AJ Bell urges end to capped drawdown to avoid client confusion
Andy Bell, chief executive of investment platform provider AJ Bell, has written to the Financial Secretary for the Treasury David Gauke urging the Government to scrap capped drawdown following the introduction of the new pension flexibilities in April 2015.
Mr Bell highlighted a concern that the complexities of capped drawdown – which impose a maximum annual income limit on individuals, which needs to be monitored and regularly reviewed by pension providers – will result in increased cost and confusion for the 400,000-plus individuals affected by the changes.
Last week the Government released a technical consultation covering the pension rules that will apply from 6 April 2015. Individuals taking pensions benefits from their scheme for the first time will be able to choose from the following main options:
- Flexi-access drawdown. This will allow individuals to take a lump sum from their pension fund tax free with the remainder of the fund available as taxable income, with no upper limit. Individuals taking flexi-access drawdown benefits will see the limit on the amount they can contribute to money purchase schemes (the money purchase annual allowance) drop from £40,000 to £10,000.
- Uncrystallised funds pension lump sums (UFPLS). These will allow individuals to take some or all of their pension as a single lump sum. 25% of this will be tax free, with the remainder taxed as income. Once a UFPLS has been received the money purchase annual allowance will also drop from £40,000 to £10,000.
- Lifetime annuities. Those receiving a lifetime annuity will retain a money purchase annual allowance of £40,000.
The Government has confirmed that individuals who are already in capped drawdown on 5 April 2015 will not automatically move across to flexi-access drawdown. They will be able to stay in capped drawdown provided they do not take out more than their capped drawdown annual income limit. Individuals in capped drawdown will retain a money purchase annual allowance of £40,000 rather than seeing it drop to £10,000.
Mr Bell said "My letter to the Treasury highlights that the Government could have simplified the retirement landscape by scrapping capped drawdown at the same time as introducing flexi-access drawdown. It has chosen to retain capped drawdown solely to protect the right of those already in capped drawdown to contribute more than £10,000 a year to their money purchase pension schemes.

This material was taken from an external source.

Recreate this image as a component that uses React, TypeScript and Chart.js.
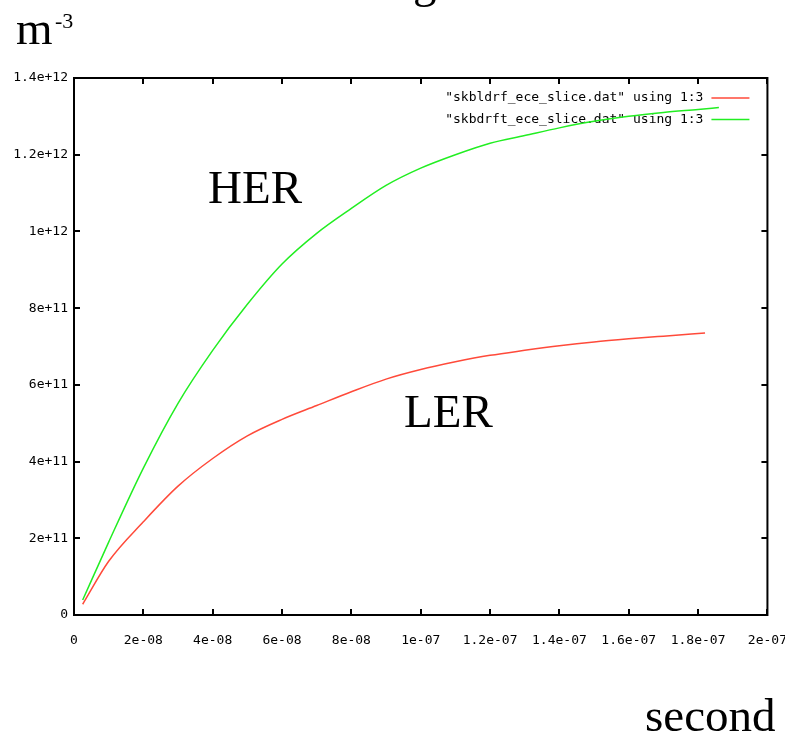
import React, { useEffect, useRef } from "react";
import { Chart, registerables } from "chart.js";

Chart.register(...registerables);

// LER: "skbldrf_ece_slice.dat" using 1:3
const lerTime = [2.5e-9, 1e-8, 2e-8, 3e-8, 4e-8, 5e-8, 6e-8, 7e-8, 8e-8, 9e-8, 1e-7, 1.1e-7, 1.2e-7, 1.3e-7, 1.4e-7, 1.5e-7, 1.6e-7, 1.7e-7, 1.82e-7];
const lerDensity = [2.8e10, 1.4e11, 2.43e11, 3.36e11, 4.08e11, 4.67e11, 5.1e11, 5.46e11, 5.82e11, 6.15e11, 6.4e11, 6.6e11, 6.77e11, 6.9e11, 7.02e11, 7.12e11, 7.2e11, 7.27e11, 7.35e11];

// HER: "skbdrft_ece_slice.dat" using 1:3
const herTime = [2.5e-9, 1e-8, 2e-8, 3e-8, 4e-8, 5e-8, 6e-8, 7e-8, 8e-8, 9e-8, 1e-7, 1.1e-7, 1.2e-7, 1.3e-7, 1.4e-7, 1.5e-7, 1.6e-7, 1.7e-7, 1.8e-7, 1.86e-7];
const herDensity = [3.9e10, 1.9e11, 3.83e11, 5.52e11, 6.9e11, 8.1e11, 9.15e11, 9.95e11, 1.06e12, 1.12e12, 1.165e12, 1.2e12, 1.23e12, 1.25e12, 1.27e12, 1.287e12, 1.3e12, 1.31e12, 1.318e12, 1.323e12];

const xTickValues = [0, 2e-8, 4e-8, 6e-8, 8e-8, 1e-7, 1.2e-7, 1.4e-7, 1.6e-7, 1.8e-7, 2e-7];
const xTickLabels = ["0", "2e-08", "4e-08", "6e-08", "8e-08", "1e-07", "1.2e-07", "1.4e-07", "1.6e-07", "1.8e-07", "2e-07"];
const yTickValues = [0, 2e11, 4e11, 6e11, 8e11, 1e12, 1.2e12, 1.4e12];
const yTickLabels = ["0", "2e+11", "4e+11", "6e+11", "8e+11", "1e+12", "1.2e+12", "1.4e+12"];

const legendLabels = ['"skbldrf_ece_slice.dat" using 1:3', '"skbdrft_ece_slice.dat" using 1:3'];
const seriesColors = ["#ff4a3a", "#22ee22"];

const MONO = "'DejaVu Sans Mono', monospace";
const SERIF = "'Liberation Serif', 'Times New Roman', serif";

const framePlugin = {
  id: "gnuplotFrame",
  beforeDatasetsDraw(chart: any) {
    const ctx = chart.ctx;
    const { right } = chart.chartArea;
    ctx.save();
    ctx.font = `13px ${MONO}`;
    ctx.textAlign = "right";
    ctx.textBaseline = "middle";
    chart.data.datasets.forEach((ds: any, i: number) => {
      const y = 98 + i * 21.5;
      ctx.fillStyle = "#000";
      ctx.fillText(ds.label, right - 64, y);
      ctx.strokeStyle = ds.borderColor;
      ctx.lineWidth = 1.5;
      ctx.beginPath();
      ctx.moveTo(right - 56, y);
      ctx.lineTo(right - 18, y);
      ctx.stroke();
    });
    ctx.restore();
  },
  afterDatasetsDraw(chart: any) {
    const ctx = chart.ctx;
    const { left, right, top, bottom } = chart.chartArea;
    const xs = chart.scales.x;
    const ys = chart.scales.y;
    const tl = 6;
    ctx.save();
    ctx.strokeStyle = "#000";
    ctx.lineWidth = 2;
    ctx.strokeRect(left, top, right - left, bottom - top);
    ctx.beginPath();
    xs.ticks.forEach((t: any) => {
      const px = Math.round(xs.getPixelForValue(t.value));
      ctx.moveTo(px, bottom);
      ctx.lineTo(px, bottom - tl);
      ctx.moveTo(px, top);
      ctx.lineTo(px, top + tl);
    });
    ys.ticks.forEach((t: any) => {
      const py = Math.round(ys.getPixelForValue(t.value));
      ctx.moveTo(left, py);
      ctx.lineTo(left + tl, py);
      ctx.moveTo(right, py);
      ctx.lineTo(right - tl, py);
    });
    ctx.stroke();
    ctx.restore();
  },
  afterDraw(chart: any) {
    const ctx = chart.ctx;
    ctx.save();
    ctx.fillStyle = "#000";
    ctx.textAlign = "left";
    ctx.textBaseline = "alphabetic";
    ctx.font = `47px ${SERIF}`;
    ctx.fillText("g", 413, -3);
    ctx.fillText("m", 16, 43.5);
    ctx.fillText("HER", 208, 203);
    ctx.fillText("LER", 404, 427);
    ctx.fillText("second", 645, 731);
    ctx.font = `22px ${SERIF}`;
    ctx.fillText("-3", 55, 28);
    ctx.restore();
  },
};

export default function App() {
  const canvasRef = useRef<HTMLCanvasElement | null>(null);

  useEffect(() => {
    const canvas = canvasRef.current;
    if (!canvas) return;
    const chart = new Chart(canvas, {
      type: "scatter",
      data: {
        datasets: [
          {
            label: legendLabels[0],
            data: lerTime.map((t, i) => ({ x: t, y: lerDensity[i] })),
            showLine: true,
            borderColor: seriesColors[0],
            backgroundColor: seriesColors[0],
            borderWidth: 1.5,
            pointRadius: 0,
            cubicInterpolationMode: "monotone",
          },
          {
            label: legendLabels[1],
            data: herTime.map((t, i) => ({ x: t, y: herDensity[i] })),
            showLine: true,
            borderColor: seriesColors[1],
            backgroundColor: seriesColors[1],
            borderWidth: 1.5,
            pointRadius: 0,
            cubicInterpolationMode: "monotone",
          },
        ],
      },
      options: {
        responsive: false,
        animation: false,
        events: [],
        layout: { padding: { left: 0, top: 78, right: 0, bottom: 85 } },
        plugins: {
          legend: { display: false },
          tooltip: { enabled: false },
          title: { display: false },
        },
        scales: {
          x: {
            type: "linear",
            min: 0,
            max: 2e-7,
            grid: { display: false, drawTicks: false },
            border: { display: false },
            afterBuildTicks: (scale: any) => {
              scale.ticks = xTickValues.map((v) => ({ value: v }));
            },
            afterFit: (scale: any) => {
              scale.height = 40;
            },
            ticks: {
              autoSkip: false,
              maxRotation: 0,
              padding: 18,
              color: "#000",
              font: { family: MONO, size: 13 },
              callback: (_v: any, i: number) => xTickLabels[i],
            },
          },
          y: {
            type: "linear",
            min: 0,
            max: 1.4e12,
            grid: { display: false, drawTicks: false },
            border: { display: false },
            afterBuildTicks: (scale: any) => {
              scale.ticks = yTickValues.map((v) => ({ value: v }));
            },
            afterFit: (scale: any) => {
              scale.width = 74;
            },
            ticks: {
              autoSkip: false,
              padding: 6,
              color: "#000",
              font: { family: MONO, size: 13 },
              callback: (_v: any, i: number) => yTickLabels[i],
            },
          },
        },
      },
      plugins: [framePlugin],
    } as any);
    return () => chart.destroy();
  }, []);

  return (
    <div
      style={{
        position: "absolute",
        left: 0,
        top: 0,
        width: 785,
        height: 740,
        overflow: "hidden",
        background: "#fff",
      }}
    >
      <canvas ref={canvasRef} width={805} height={740} style={{ display: "block" }} />
    </div>
  );
}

"My issue is that the Government's own figures state that this policy benefits just 2% of those aged 55 and over. Is there a genuine need to retain a complex and potentially costly capped drawdown regime for just this one reason?"
He added: "We have seen evidence from providers that suggests that between 40% and 60% of those in capped drawdown don't take any pension income at all, they simply wanted to be able to take their tax-free cash. I have called on the Treasury to get rid of capped drawdown and ensure that all individuals can benefit from lower costs, even those who don't make use of the new pension flexibilities."